= Dominic A. Cariello =

United States Army general

Dominic A. Cariello is a former brigadier general in the National Guard of the United States.

==Biography==
Cariello obtained a B.S. in Mechanical Engineering from the University of Wisconsin–Parkside in 1992. As a civilian he works at a paving and construction manufacturer in Racine, Wisconsin.

==Career==
Cariello originally enlisted in the United States Army Reserve in 1981 before transferring to the Wisconsin Army National Guard and was commissioned a second lieutenant in 1983. His assignments have included humanitarian work during Hurricane Katrina and a tour of duty in the War in Afghanistan.
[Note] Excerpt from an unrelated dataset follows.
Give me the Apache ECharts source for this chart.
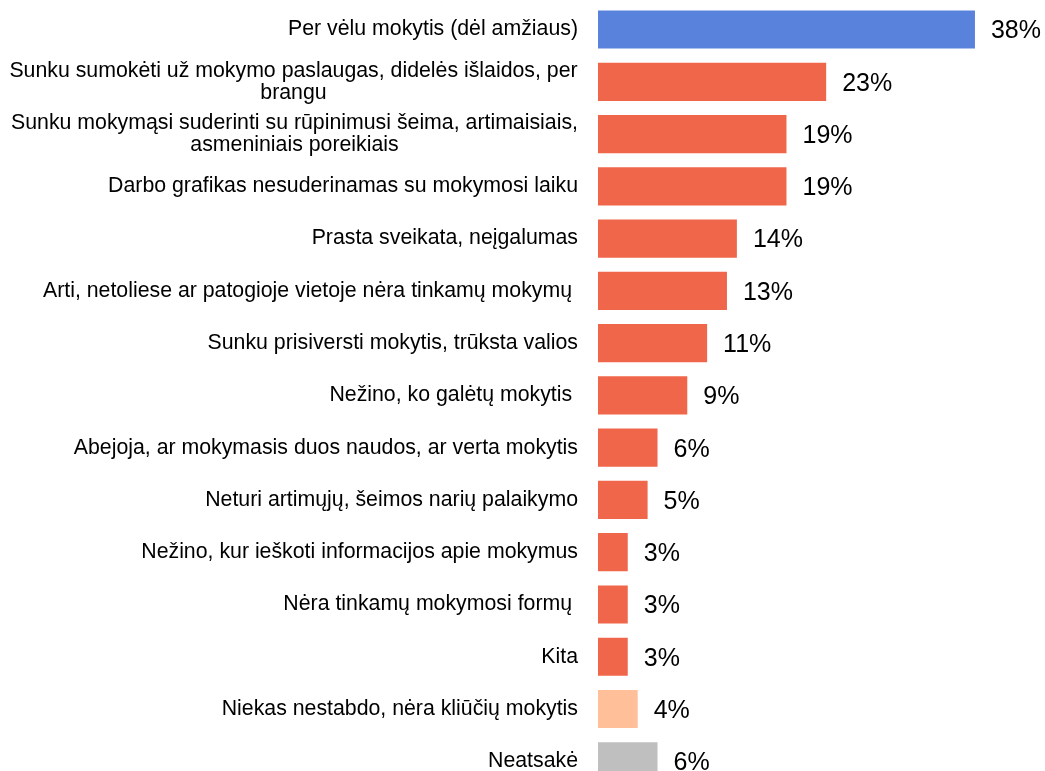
<!DOCTYPE html>
<html>
<head>
<meta charset="utf-8">
<script src="https://cdn.jsdelivr.net/npm/echarts@6/dist/echarts.min.js"></script>
<style>
  html, body { margin: 0; padding: 0; background: #ffffff; }
  #chart { width: 1045px; height: 771px; }
</style>
</head>
<body>
<div id="chart"></div>
<script>
const categories = [
  'Per vėlu mokytis (dėl amžiaus)',
  'Sunku sumokėti už mokymo paslaugas, didelės išlaidos, per\nbrangu',
  'Sunku mokymąsi suderinti su rūpinimusi šeima, artimaisiais,\nasmeniniais poreikiais',
  'Darbo grafikas nesuderinamas su mokymosi laiku',
  'Prasta sveikata, neįgalumas',
  'Arti, netoliese ar patogioje vietoje nėra tinkamų mokymų ',
  'Sunku prisiversti mokytis, trūksta valios',
  'Nežino, ko galėtų mokytis ',
  'Abejoja, ar mokymasis duos naudos, ar verta mokytis',
  'Neturi artimųjų, šeimos narių palaikymo',
  'Nežino, kur ieškoti informacijos apie mokymus',
  'Nėra tinkamų mokymosi formų ',
  'Kita',
  'Niekas nestabdo, nėra kliūčių mokytis',
  'Neatsakė'
];
const values = [38, 23, 19, 19, 14, 13, 11, 9, 6, 5, 3, 3, 3, 4, 6];
const groups = ['age', 'barrier', 'barrier', 'barrier', 'barrier', 'barrier', 'barrier',
  'barrier', 'barrier', 'barrier', 'barrier', 'barrier', 'barrier', 'none', 'na'];

const palette = { age: '#5882DC', barrier: '#F0664A', none: '#FFBF99', na: '#BFBFBF' };
const FONT_FAMILY = '"Liberation Sans", Arial, sans-serif';
const LABEL_SIZE = 21.3;

// measure multi-line labels so their lines can be centred within the block
const ctx = document.createElement('canvas').getContext('2d');
ctx.font = LABEL_SIZE + 'px ' + FONT_FAMILY;
const rich = {};
const labelMap = {};
categories.forEach((c, i) => {
  if (c.indexOf('\n') >= 0) {
    const lines = c.split('\n');
    const w = Math.ceil(Math.max(...lines.map(l => ctx.measureText(l).width)));
    rich['m' + i] = { width: w, align: 'center', fontSize: LABEL_SIZE, lineHeight: 22,
      fontFamily: FONT_FAMILY, color: '#000' };
    labelMap[c] = lines.map(l => '{m' + i + '|' + l + '}').join('\n');
  }
});

const chart = echarts.init(document.getElementById('chart'), null, { renderer: 'canvas' });
chart.setOption({
  animation: false,
  backgroundColor: '#ffffff',
  grid: { left: 598, top: 3.4, width: 396.8, height: 784, containLabel: false, outerBoundsMode: 'none' },
  xAxis: {
    type: 'value', min: 0, max: 40, show: false
  },
  yAxis: {
    type: 'category',
    data: categories,
    inverse: true,
    axisLine: { show: false },
    axisTick: { show: false },
    splitLine: { show: false },
    axisLabel: {
      margin: 20,
      fontSize: LABEL_SIZE,
      lineHeight: 22,
      fontFamily: FONT_FAMILY,
      color: '#000000',
      formatter: v => labelMap[v] || v,
      rich: rich
    }
  },
  series: [{
    type: 'bar',
    data: values.map((v, i) => ({ value: v, itemStyle: { color: palette[groups[i]] } })),
    barCategoryGap: '27%',
    label: {
      show: true,
      position: 'right',
      distance: 16,
      formatter: p => p.value + '%',
      fontSize: 25,
      fontFamily: FONT_FAMILY,
      color: '#000000',
      offset: [0, 2]
    }
  }]
});
</script>
</body>
</html>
Awards he has received include the Bronze Star Medal, the Meritorious Service Medal with three oak leaf clusters, the Army Commendation Medal, the Army Achievement Medal with oak leaf cluster, the Army Reserve Components Achievement Medal with silver oak leaf cluster and bronze oak leaf cluster, the National Defense Service Medal with service star, the Afghanistan Campaign Medal with two service stars, the Global War on Terrorism Service Medal, the Humanitarian Service Medal, the Armed Forces Reserve Medal with mobilization device and silver hourglass device, the Army Service Ribbon, the Overseas Service Ribbon, the NATO Medal, and the Combat Action Badge.